Scan the data below for the string "LaTeX". Show every line where it turns up.

◆ STORED DATA ◆
# # # #

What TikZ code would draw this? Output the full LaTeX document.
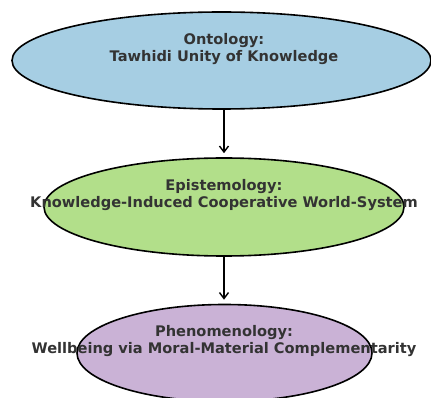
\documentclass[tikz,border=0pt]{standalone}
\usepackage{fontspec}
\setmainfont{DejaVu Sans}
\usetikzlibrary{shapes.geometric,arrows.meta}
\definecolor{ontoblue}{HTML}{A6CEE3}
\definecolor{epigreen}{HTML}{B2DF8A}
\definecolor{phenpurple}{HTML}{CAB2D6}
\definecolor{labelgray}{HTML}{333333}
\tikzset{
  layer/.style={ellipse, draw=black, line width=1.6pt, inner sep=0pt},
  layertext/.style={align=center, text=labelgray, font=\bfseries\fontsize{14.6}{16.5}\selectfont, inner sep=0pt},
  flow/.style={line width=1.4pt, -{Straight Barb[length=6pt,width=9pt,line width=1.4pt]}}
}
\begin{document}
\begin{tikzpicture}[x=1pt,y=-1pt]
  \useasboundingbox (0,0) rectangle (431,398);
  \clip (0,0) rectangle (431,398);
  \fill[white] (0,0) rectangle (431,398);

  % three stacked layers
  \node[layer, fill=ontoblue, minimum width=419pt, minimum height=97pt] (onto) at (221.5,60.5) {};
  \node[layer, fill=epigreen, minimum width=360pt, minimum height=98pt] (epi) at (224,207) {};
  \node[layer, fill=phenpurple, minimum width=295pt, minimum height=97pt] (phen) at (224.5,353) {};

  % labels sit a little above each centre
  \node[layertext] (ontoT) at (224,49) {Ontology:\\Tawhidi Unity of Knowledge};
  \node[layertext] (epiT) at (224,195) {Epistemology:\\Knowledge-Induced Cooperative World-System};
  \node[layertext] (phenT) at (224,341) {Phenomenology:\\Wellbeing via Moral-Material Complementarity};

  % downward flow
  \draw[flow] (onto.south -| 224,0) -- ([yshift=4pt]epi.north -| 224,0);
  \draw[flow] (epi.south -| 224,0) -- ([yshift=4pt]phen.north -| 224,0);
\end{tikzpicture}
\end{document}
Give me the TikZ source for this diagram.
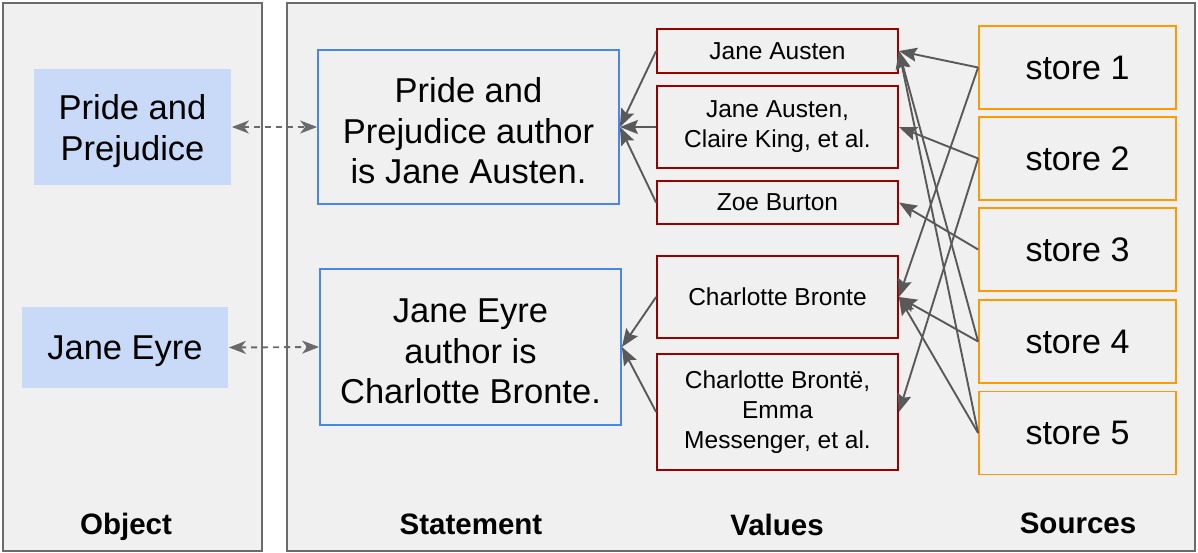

# # # #

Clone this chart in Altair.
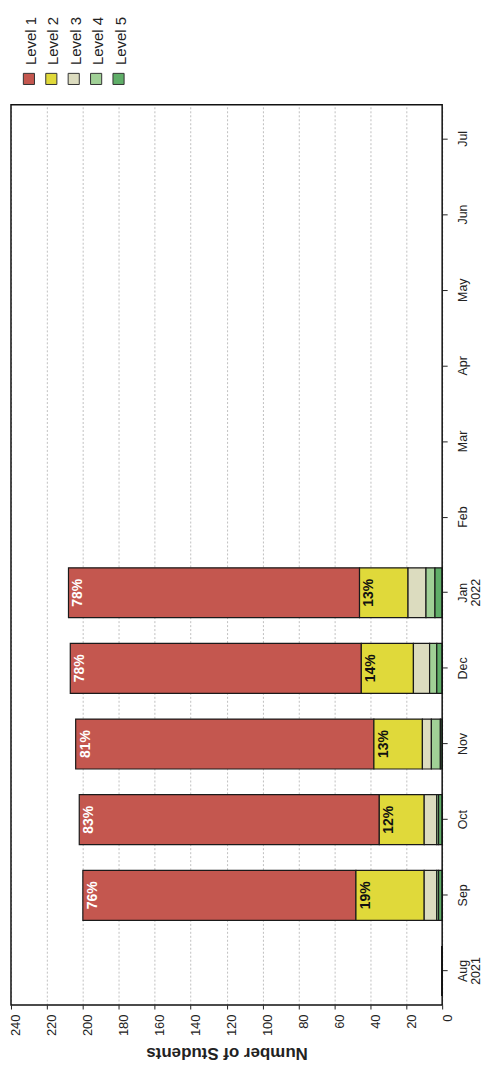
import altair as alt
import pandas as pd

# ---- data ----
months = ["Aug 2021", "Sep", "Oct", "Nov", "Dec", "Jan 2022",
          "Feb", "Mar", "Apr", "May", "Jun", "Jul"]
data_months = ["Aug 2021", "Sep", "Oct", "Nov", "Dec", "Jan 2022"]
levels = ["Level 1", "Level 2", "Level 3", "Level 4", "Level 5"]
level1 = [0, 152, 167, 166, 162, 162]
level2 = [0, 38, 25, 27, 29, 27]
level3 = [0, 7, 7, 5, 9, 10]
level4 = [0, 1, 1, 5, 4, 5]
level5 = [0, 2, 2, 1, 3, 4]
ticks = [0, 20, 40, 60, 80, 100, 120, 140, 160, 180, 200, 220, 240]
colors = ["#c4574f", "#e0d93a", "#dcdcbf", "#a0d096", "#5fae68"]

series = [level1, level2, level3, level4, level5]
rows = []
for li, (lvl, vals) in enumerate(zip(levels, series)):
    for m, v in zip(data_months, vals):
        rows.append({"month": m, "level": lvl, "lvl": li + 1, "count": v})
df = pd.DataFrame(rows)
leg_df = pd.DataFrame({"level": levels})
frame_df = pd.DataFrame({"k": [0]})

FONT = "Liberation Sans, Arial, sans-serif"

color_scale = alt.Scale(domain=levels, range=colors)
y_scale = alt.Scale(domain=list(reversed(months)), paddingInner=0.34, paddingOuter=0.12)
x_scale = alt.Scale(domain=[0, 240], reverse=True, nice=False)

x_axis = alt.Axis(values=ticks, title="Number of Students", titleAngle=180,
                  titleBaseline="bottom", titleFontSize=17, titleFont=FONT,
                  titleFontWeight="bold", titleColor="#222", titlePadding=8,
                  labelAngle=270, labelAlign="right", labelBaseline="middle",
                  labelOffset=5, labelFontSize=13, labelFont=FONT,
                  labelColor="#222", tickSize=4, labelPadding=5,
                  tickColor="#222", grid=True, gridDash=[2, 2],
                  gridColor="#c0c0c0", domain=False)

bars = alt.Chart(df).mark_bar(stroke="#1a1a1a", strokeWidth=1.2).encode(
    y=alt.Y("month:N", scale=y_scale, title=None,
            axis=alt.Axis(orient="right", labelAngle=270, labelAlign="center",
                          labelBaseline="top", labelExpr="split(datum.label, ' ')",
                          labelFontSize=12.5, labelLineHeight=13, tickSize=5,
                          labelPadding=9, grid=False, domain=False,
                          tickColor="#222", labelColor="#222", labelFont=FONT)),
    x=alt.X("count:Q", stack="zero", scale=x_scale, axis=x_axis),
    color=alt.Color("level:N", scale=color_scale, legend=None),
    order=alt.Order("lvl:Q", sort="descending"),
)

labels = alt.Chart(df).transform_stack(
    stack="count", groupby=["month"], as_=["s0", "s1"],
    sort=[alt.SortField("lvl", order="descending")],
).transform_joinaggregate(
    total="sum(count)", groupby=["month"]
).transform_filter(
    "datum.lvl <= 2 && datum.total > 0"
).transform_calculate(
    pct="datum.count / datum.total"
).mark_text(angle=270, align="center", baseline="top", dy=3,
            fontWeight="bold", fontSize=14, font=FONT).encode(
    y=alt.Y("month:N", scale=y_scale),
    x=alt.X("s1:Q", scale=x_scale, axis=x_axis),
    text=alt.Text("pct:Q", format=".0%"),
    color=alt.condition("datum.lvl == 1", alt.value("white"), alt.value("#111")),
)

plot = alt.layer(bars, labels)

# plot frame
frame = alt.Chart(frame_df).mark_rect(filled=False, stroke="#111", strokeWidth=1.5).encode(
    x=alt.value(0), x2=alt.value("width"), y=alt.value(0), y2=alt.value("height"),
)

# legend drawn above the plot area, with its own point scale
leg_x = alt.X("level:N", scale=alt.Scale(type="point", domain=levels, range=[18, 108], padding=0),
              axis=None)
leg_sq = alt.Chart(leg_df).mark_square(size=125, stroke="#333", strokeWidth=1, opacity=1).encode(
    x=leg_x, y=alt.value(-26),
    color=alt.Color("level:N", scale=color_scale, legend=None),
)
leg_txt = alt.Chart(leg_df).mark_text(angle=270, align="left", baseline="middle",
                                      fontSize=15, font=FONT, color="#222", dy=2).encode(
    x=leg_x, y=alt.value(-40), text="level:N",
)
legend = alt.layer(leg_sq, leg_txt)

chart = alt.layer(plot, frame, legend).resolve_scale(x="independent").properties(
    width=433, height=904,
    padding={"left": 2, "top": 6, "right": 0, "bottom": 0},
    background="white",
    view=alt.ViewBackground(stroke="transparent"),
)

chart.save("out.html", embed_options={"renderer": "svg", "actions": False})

# # # #

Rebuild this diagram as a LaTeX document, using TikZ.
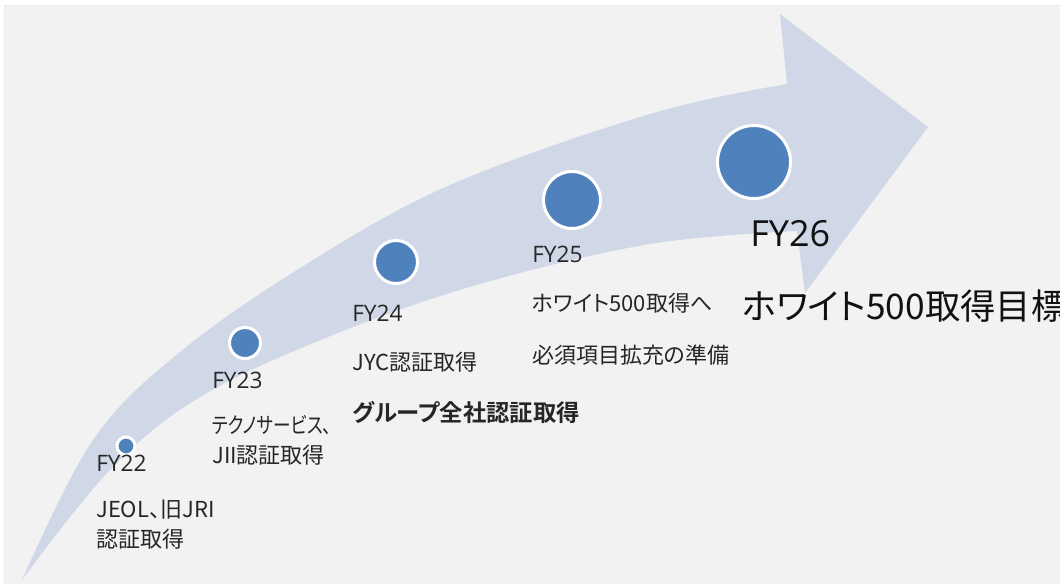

# # # #

◆ TASK RESULT ◆
What TikZ code would draw this? Output the full LaTeX document.
Rebuild this diagram as a LaTeX document, using TikZ.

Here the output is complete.